What does my contribution actually fund?
Your contribution funds the forest guardian team that walks 8,021 hectares of guarded forest five days a month, the Miavotra women's association and the Agricultural Training Centre that runs the monthly training, the seedling nurseries across the Amoron'i Mania region, and the wider Vohidahy work that surrounds the forest, from the village hospital and nursery schools to the coffee and vanilla supply chains that give farmers an income they do not have to burn forest for.
Have more questions about how Evertreen works? Visit our FAQ.
Reviewed by Evertreen. Last updated: May 2026.

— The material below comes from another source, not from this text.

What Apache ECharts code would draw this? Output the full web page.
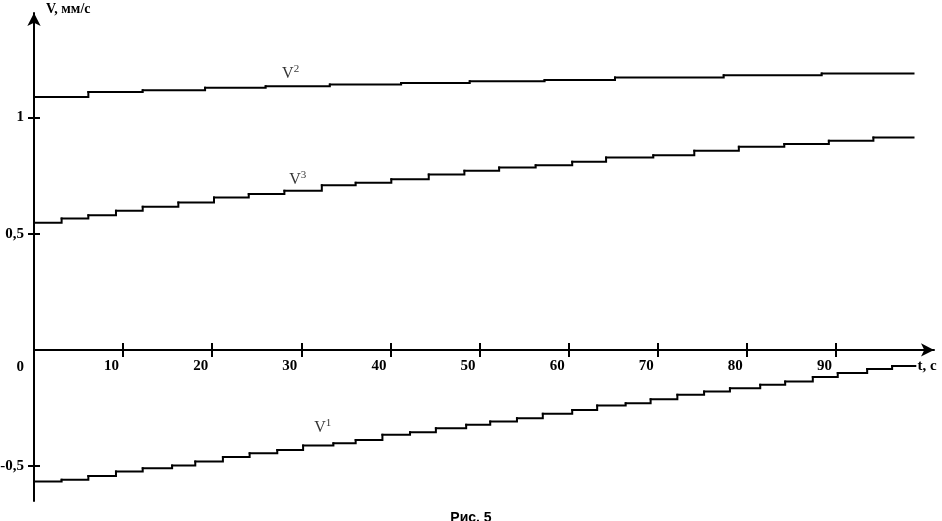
<!DOCTYPE html>
<html>
<head>
<meta charset="utf-8">
<script src="https://cdn.jsdelivr.net/npm/echarts@6/dist/echarts.min.js"></script>
<style>
html,body{margin:0;padding:0;background:#fff;}
#chart{width:942px;height:521px;}
</style>
</head>
<body>
<div id="chart"></div>
<script>
// Step start times (s) and velocity levels (mm/s); last entry marks the end of the final step
var v1T = [0, 3.1, 6.1, 9.2, 12.2, 15.5, 18.1, 21.2, 24.2, 27.3, 30.2, 33.6, 36.1, 39.1, 42.2, 45.1, 48.5, 51.2, 54.2, 57.1, 60.4, 63.2, 66.4, 69.2, 72.2, 75.2, 78.1, 81.5, 84.3, 87.4, 90.2, 93.5, 96.3, 98.9];
var v1V = [-0.566, -0.559, -0.542, -0.523, -0.509, -0.497, -0.480, -0.461, -0.444, -0.430, -0.411, -0.401, -0.387, -0.365, -0.354, -0.337, -0.322, -0.308, -0.294, -0.275, -0.258, -0.239, -0.229, -0.212, -0.193, -0.179, -0.165, -0.150, -0.136, -0.116, -0.099, -0.082, -0.069, -0.069];

var v2T = [0, 6.1, 12.2, 19.2, 26.0, 33.2, 41.2, 48.9, 57.3, 65.2, 77.4, 88.4, 98.7];
var v2V = [1.088, 1.110, 1.118, 1.128, 1.135, 1.142, 1.149, 1.156, 1.162, 1.172, 1.182, 1.190, 1.190];

var v3T = [0, 3.1, 6.1, 9.2, 12.2, 16.2, 20.2, 24.1, 28.1, 32.3, 36.1, 40.1, 44.3, 48.3, 52.2, 56.3, 60.4, 64.2, 69.5, 74.1, 79.1, 84.2, 89.2, 94.2, 98.7];
var v3V = [0.547, 0.566, 0.580, 0.599, 0.616, 0.634, 0.656, 0.671, 0.685, 0.709, 0.719, 0.735, 0.755, 0.771, 0.785, 0.795, 0.810, 0.828, 0.838, 0.857, 0.874, 0.886, 0.900, 0.914, 0.914];

var xTicks = [10, 20, 30, 40, 50, 60, 70, 80, 90];
var yTicks = [-0.5, 0.5, 1];
var yLabels = [-0.5, 0, 0.5, 1];

// series label anchors: t, v, superscript
var labT = [32.4, 28.8, 29.6];
var labV = [-0.335, 1.19, 0.731];
var labSup = ['1', '2', '3'];

var Y_MIN = -0.65, Y_MAX = 1.45;
var GRID = {left: 34, right: 8, top: 13, bottom: 20};
var CHART_H = 521;
// offset to move the bottom x axis up to v = 0
var zeroOffset = -((CHART_H - GRID.bottom - GRID.top) * (0 - Y_MIN) / (Y_MAX - Y_MIN));

// build step segments: [t_i, v_i, t_{i+1}, v_{i+1}]
function segs(T, V){
  var out = [];
  for (var i = 0; i < T.length - 1; i++) out.push([T[i], V[i], T[i + 1], V[i + 1]]);
  return out;
}

function renderStep(params, api){
  var t0 = api.value(0), v0 = api.value(1), t1 = api.value(2), v1 = api.value(3);
  var p0 = api.coord([t0, v0]);
  var p1 = api.coord([t1, v0]);
  var p2 = api.coord([t1, v1]);
  return {
    type: 'polyline',
    shape: {points: [p0, p1, p2]},
    style: {stroke: '#000', lineWidth: 2, fill: null, lineCap: 'square', lineJoin: 'miter'},
    silent: true
  };
}

function mkSeries(name, T, V){
  return {
    name: name, type: 'custom', renderItem: renderStep,
    xAxisIndex: 0, yAxisIndex: 0,
    encode: {x: [0, 2], y: [1, 3]},
    data: segs(T, V), clip: false
  };
}

var serifBold = {fontFamily: 'Liberation Serif', fontWeight: 'bold', fontSize: 15, color: '#000'};

var chart = echarts.init(document.getElementById('chart'));
chart.setOption({
  animation: false,
  backgroundColor: '#fff',
  title: {
    text: 'Рис. 5', left: 'center', top: 506,
    textStyle: {fontFamily: 'Liberation Sans', fontWeight: 'bold', fontSize: 14, color: '#000'}
  },
  grid: {left: GRID.left, right: GRID.right, top: GRID.top, bottom: GRID.bottom, containLabel: false, outerBoundsMode: 'none'},
  xAxis: [{
    type: 'value', min: 0, max: 101, position: 'bottom', offset: zeroOffset,
    name: 't, c', nameLocation: 'end', nameGap: -7,
    nameTextStyle: {fontFamily: 'Liberation Serif', fontWeight: 'bold', fontSize: 15, color: '#000', align: 'center', verticalAlign: 'top', padding: [9, 0, 0, 0]},
    axisLine: {show: true, onZero: false, symbol: ['none', 'arrow'], symbolSize: [10, 13], lineStyle: {color: '#000', width: 2}},
    axisTick: {show: true, customValues: xTicks, length: 7, lineStyle: {color: '#000', width: 2}},
    axisLabel: Object.assign({show: true, customValues: xTicks, align: 'right', padding: [0, 4, 0, 0], margin: 9}, serifBold),
    splitLine: {show: false}
  }, {
    type: 'value', min: 0, max: 101, position: 'bottom', offset: zeroOffset,
    axisLine: {show: false, onZero: false},
    axisTick: {show: true, inside: true, customValues: xTicks, length: 7, lineStyle: {color: '#000', width: 2}},
    axisLabel: {show: false},
    splitLine: {show: false}
  }],
  yAxis: [{
    type: 'value', min: Y_MIN, max: Y_MAX,
    name: 'V, мм/с', nameLocation: 'end', nameGap: 4,
    nameTextStyle: {fontFamily: 'Liberation Serif', fontWeight: 'bold', fontSize: 14, color: '#000', align: 'left', verticalAlign: 'middle', padding: [0, 0, 0, 12]},
    axisLine: {show: true, onZero: false, symbol: ['none', 'arrow'], symbolSize: [10, 13], lineStyle: {color: '#000', width: 2}},
    axisTick: {show: true, customValues: yTicks, length: 6, lineStyle: {color: '#000', width: 2}},
    axisLabel: Object.assign({
      show: true, customValues: yLabels, margin: 10,
      formatter: function(v){ return v === 0 ? '{z|0}' : String(v).replace('.', ','); },
      rich: {z: {fontFamily: 'Liberation Serif', fontWeight: 'bold', fontSize: 15, color: '#000', padding: [34, 0, 0, 0]}}
    }, serifBold),
    splitLine: {show: false}
  }, {
    type: 'value', min: Y_MIN, max: Y_MAX, position: 'left',
    axisLine: {show: false, onZero: false},
    axisTick: {show: true, inside: true, customValues: yTicks, length: 6, lineStyle: {color: '#000', width: 2}},
    axisLabel: {show: false},
    splitLine: {show: false}
  }],
  series: [
    mkSeries('V1', v1T, v1V),
    mkSeries('V2', v2T, v2V),
    mkSeries('V3', v3T, v3V),
    {
      name: 'labels', type: 'scatter', xAxisIndex: 0, yAxisIndex: 0,
      symbolSize: 0, silent: true,
      data: labT.map(function(t, i){ return [t, labV[i], labSup[i]]; }),
      label: {
        show: true, position: 'inside', color: '#000',
        formatter: function(p){ return 'V{s|' + p.value[2] + '}'; },
        fontFamily: 'Liberation Serif', fontSize: 16,
        rich: {s: {fontFamily: 'Liberation Serif', fontSize: 11, color: '#000', padding: [0, 0, 9, 0]}}
      }
    }
  ]
});
</script>
</body>
</html>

Sources: Tsiryparma project documents provided to Evertreen, including "I custodi della foresta," "Progetto filiera caffè per Vohidahy," and "Agricoltura sostenibile per l'empowerment delle donne a Vohidahy" (Associazione Miavotra), May 2026; Tsiryparma email correspondence from Nicola Gandolfi (15 February 2021) and Rita Magnini (12 February 2021); Tsiryparma plant species list and reforestation GPS coordinates; curriculum vitae of Nicola Gandolfi; additional context from the operator's website at https://www.tsiryparma.org. The Vohidahy Project is operated by Tsiryparma (ONLUS TsiryParma, an Italian volunteer association registered under Italian Law 266/91), with Nicola Gandolfi as project lead on the ground. Evertreen partners with Tsiryparma to bring the project to a wider audience and pass funding directly to the operator. Evertreen does not own or operate the project directly.